Submitted To The Congressional Record:
Mr. Speaker, I rise in opposition to the rule, which provides for consideration of a resolution to reduce what is being called “non-security” spending to 2008 levels.
That resolution, H.Res. 38, sends a very damaging message that the Congress will not stand up to protect those programs that are absolutely essential to jobs and the economy. It also rejects a key principle that military leaders and Presidents of both parties have clearly recognized: Foreign assistance and diplomacy are essential to United States national security.
That principle has been honored on a bipartisan basis ever since the tragic events of September 11, 2001. On that terrible morning, Americans woke to the realization that while the Cold War was over, their safety and security could be threatened by much less sophisticated means. The ideologies and the weapons of terror could not be thwarted by military power alone.
In 2004 the Republican-controlled Congress passed the Intelligence Reform and Terrorism Prevention Act by a vote of 336-75. It was supported by all the Members who are now in positions of leadership in this body. The Speaker, the Majority Leader and the Budget Committee Chairman all voted for it.

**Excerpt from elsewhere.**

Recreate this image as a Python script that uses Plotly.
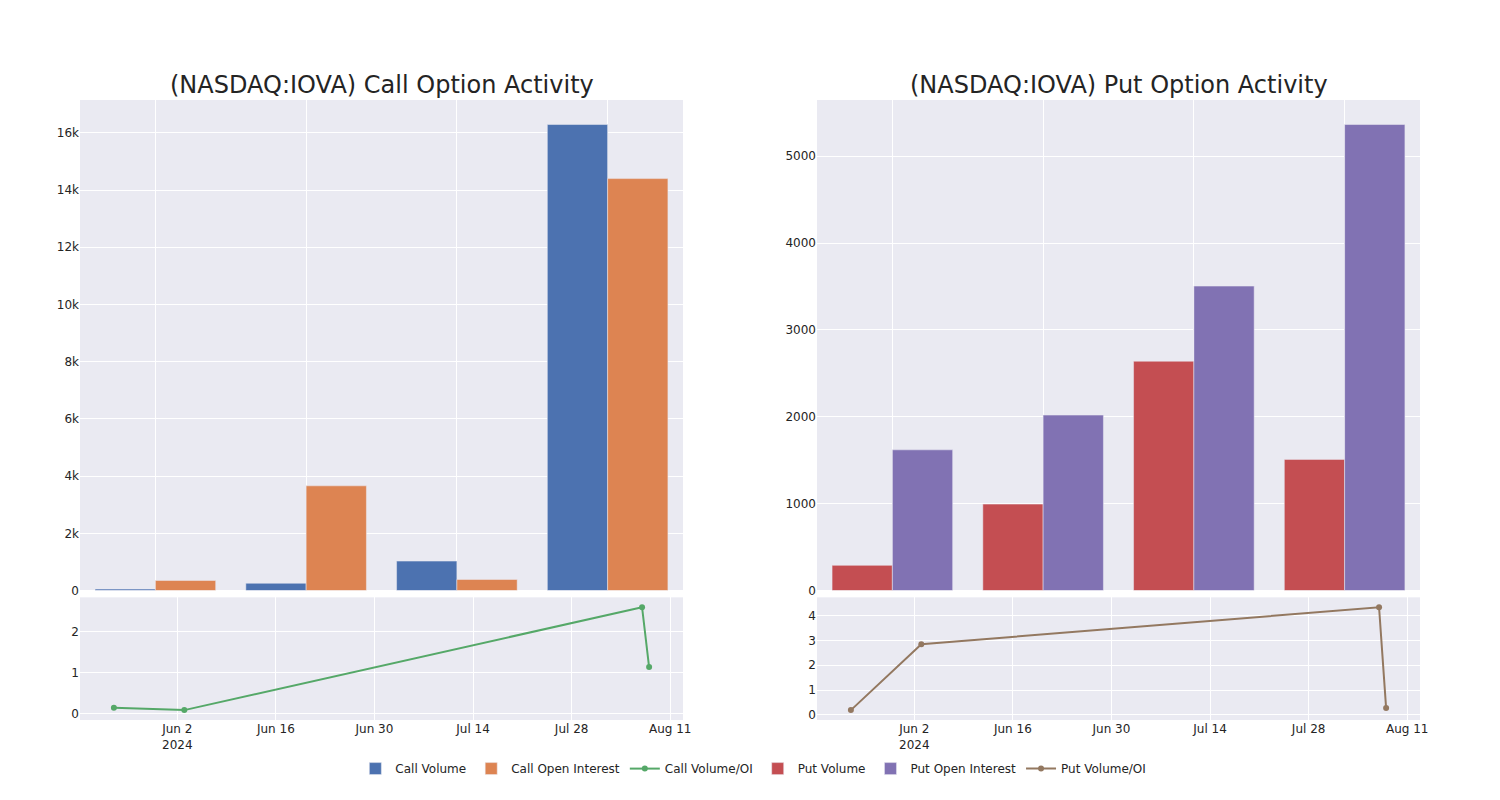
import plotly.graph_objects as go
from plotly.subplots import make_subplots

# Data
expiries = ["2024-05-24", "2024-06-03", "2024-08-07", "2024-08-08"]
call_volume = [50, 255, 1030, 16290]
call_oi = [350, 3660, 385, 14400]
call_ratio = [0.14, 0.08, 2.59, 1.13]
put_volume = [290, 995, 2640, 1510]
put_oi = [1620, 2020, 3505, 5365]
put_ratio = [0.19, 2.85, 4.34, 0.28]
titles = ["(NASDAQ:IOVA) Call Option Activity", "(NASDAQ:IOVA) Put Option Activity"]

fig = make_subplots(rows=2, cols=2, row_heights=[0.8, 0.2], vertical_spacing=0.011,
                    horizontal_spacing=0.1, subplot_titles=[titles[0], titles[1], "", ""])

fig.add_trace(go.Bar(x=expiries, y=call_volume, name="Call Volume"), row=1, col=1)
fig.add_trace(go.Bar(x=expiries, y=call_oi, name="Call Open Interest"), row=1, col=1)
fig.add_trace(go.Scatter(x=expiries, y=call_ratio, name="Call Volume/OI", mode="lines+markers"), row=2, col=1)
fig.add_trace(go.Bar(x=expiries, y=put_volume, name="Put Volume"), row=1, col=2)
fig.add_trace(go.Bar(x=expiries, y=put_oi, name="Put Open Interest"), row=1, col=2)
fig.add_trace(go.Scatter(x=expiries, y=put_ratio, name="Put Volume/OI", mode="lines+markers"), row=2, col=2)

fig.update_layout(template="seaborn", width=1500, height=800,
                  font=dict(family="DejaVu Sans"),
                  margin=dict(l=80, r=80, t=100, b=80),
                  legend=dict(orientation="h", x=0.5025, xanchor="center", y=-0.055, yanchor="top"))
fig.update_xaxes(type="category", showticklabels=False, row=1, col=1)
fig.update_xaxes(type="category", showticklabels=False, row=1, col=2)
fig.update_xaxes(type="date", row=2, col=1)
fig.update_xaxes(type="date", row=2, col=2)
for a in fig.layout.annotations:
    a.font.size = 24
    a.y = a.y - 0.002

fig.write_html("out.html", config={"displayModeBar": False},
               post_script="document.body.style.margin='0';")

The bill, now Public Law 108-458, states: “Long-term success in the war on terrorism demands the use of all elements of national power, including diplomacy, military action, intelligence, covert action, law enforcement, economic policy, foreign aid, public diplomacy, and homeland defense.”
It continues: “To win the war on terrorism, the United States must assign to economic and diplomatic capabilities the same strategic priority that is assigned to military capabilities.”
In fact, the portion of the bill that makes these findings is known as the “9/11 Commission Implementation Act of 2004.” It states: “The legislative and executive branches of the Government of the United States must commit to robust, long-term investments in all of the tools necessary for the foreign policy of the United States to successfully accomplish the goals of the United States.”
All of the tools necessary – that includes diplomacy and foreign assistance, which would be slashed under this resolution. The 9/11 Commission Implementation Act of 2004 goes on to say that these investments “will require increased funding to United States foreign affairs programs.”
In May of this year, Admiral Mullen, the Chairman of the Joint Chiefs of Staff, wrote to then-Speaker Pelosi regarding proposed cuts to the international affairs budget. The opening paragraph stated: “We are living in times that require an integrated national security program with budgets that fund the full spectrum of national security efforts, including vitally important pre-conflict and post-conflict civilian stabilization programs.”
He was reinforcing a message that had also been communicated, on several occasions, by Secretary Gates, when he wrote: “The diplomatic and developmental capabilities of the United States have a direct bearing on our ability to shape threats and reduce the need for military action. It is my firm belief that diplomatic programs as part of a coordinated strategy will save money by reducing the likelihood of active military conflict involving U.S. forces.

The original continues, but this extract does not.